How many lines of the material below contain the string "matplotlib"? Answer with the number and nothing else.

--- --- ---

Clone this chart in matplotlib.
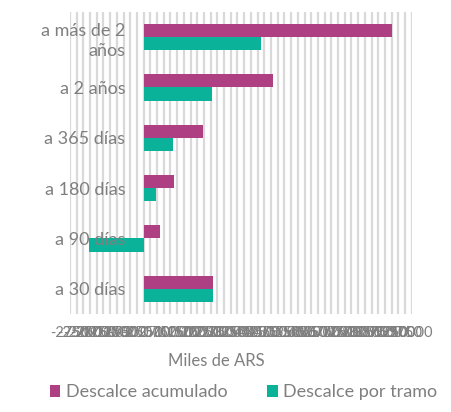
import numpy as np
import matplotlib.pyplot as plt

# Data (miles de ARS)
categorias = ["a más de 2\naños", "a 2 años", "a 365 días", "a 180 días", "a 90 días", "a 30 días"]
acumulado = [9245, 4820, 2230, 1115, 595, 2590]
por_tramo = [4387, 2540, 1080, 472, -2033, 2590]
ticks = np.arange(-2750, 10001, 250)

color_acum = "#AE3F82"
color_tramo = "#0AB29A"
gris = "#7F7F7F"

plt.rcParams['font.family'] = ['Lato', 'DejaVu Sans']

fig = plt.figure(figsize=(4.51, 4.12), dpi=100)
ax = fig.add_axes([0.155, 0.238, 0.758, 0.733])

y = np.arange(len(categorias))
h = 0.26

ax.barh(y - h / 2, acumulado, height=h, color=color_acum,
        label="Descalce acumulado", zorder=2)
ax.barh(y + h / 2, por_tramo, height=h, color=color_tramo,
        label="Descalce por tramo", zorder=2)

ax.set_ylim(len(categorias) - 0.5, -0.5)
ax.set_xlim(-2750, 10000)

ax.set_xticks(ticks)
ax.set_xticklabels([str(t) for t in ticks], fontsize=10.5, color=gris)
ax.xaxis.grid(True, color="#D9D9D9", linewidth=1.6, zorder=0)
ax.set_axisbelow(True)

ax.set_yticks(y)
ax.set_yticklabels(categorias, fontsize=13, color=gris, ha="right",
                   multialignment="right", linespacing=1.3)
ax.tick_params(axis="y", length=0, pad=-40)
ax.tick_params(axis="x", length=0, pad=9)
# category labels sit on top of the bars
ax.yaxis.set_zorder(5)

for s in ax.spines.values():
    s.set_visible(False)

ax.set_xlabel("Miles de ARS", fontsize=12, color=gris)
ax.xaxis.set_label_coords(0.427, -0.13)

fig.legend(loc="center", bbox_to_anchor=(0.54, 0.048), ncol=2,
           frameon=False, fontsize=13, labelcolor=gris,
           handlelength=0.6, handleheight=0.6, handletextpad=0.3,
           columnspacing=2.2)

plt.savefig("out.png", dpi=100)
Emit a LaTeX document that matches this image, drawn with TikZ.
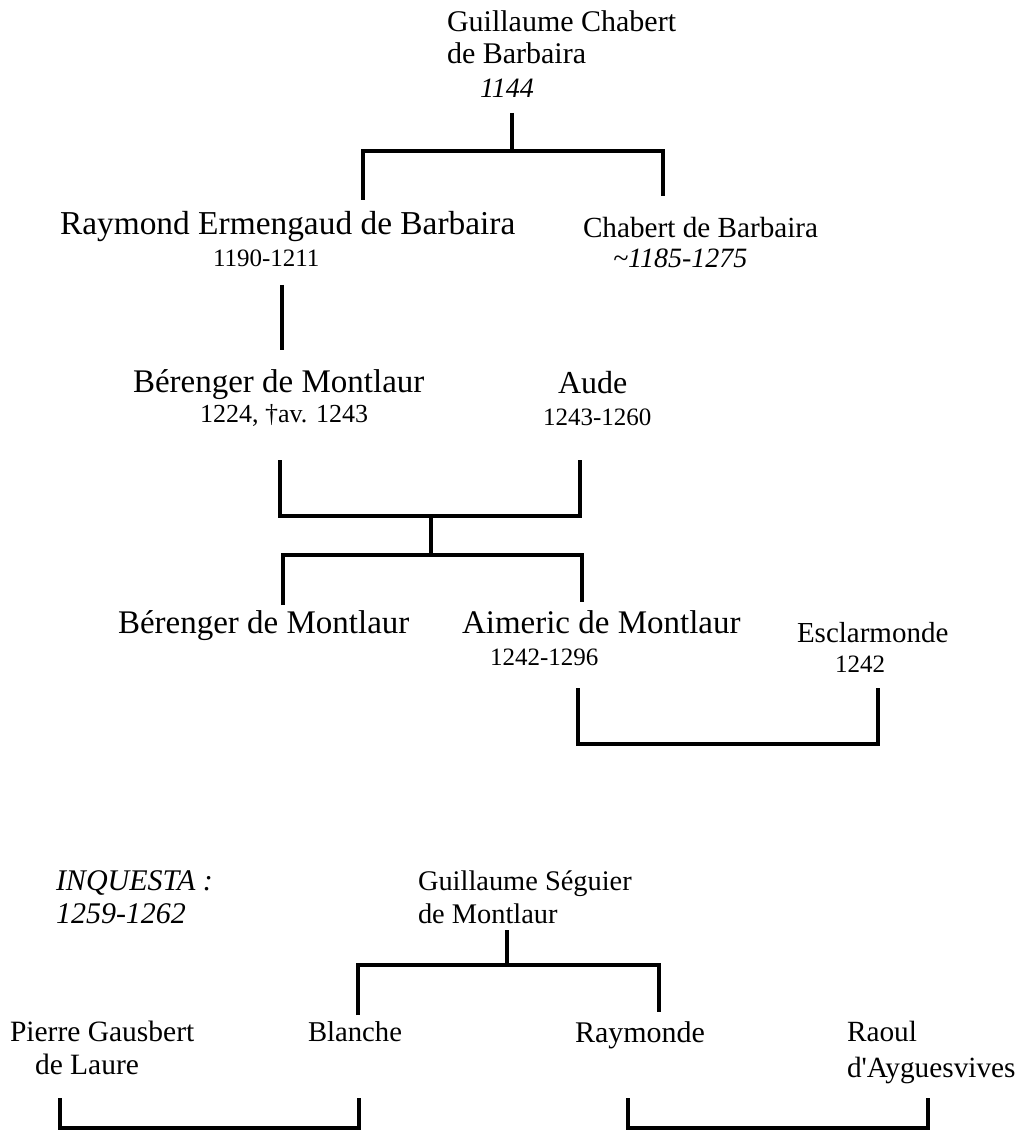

--- --- ---

### [Finished task]
2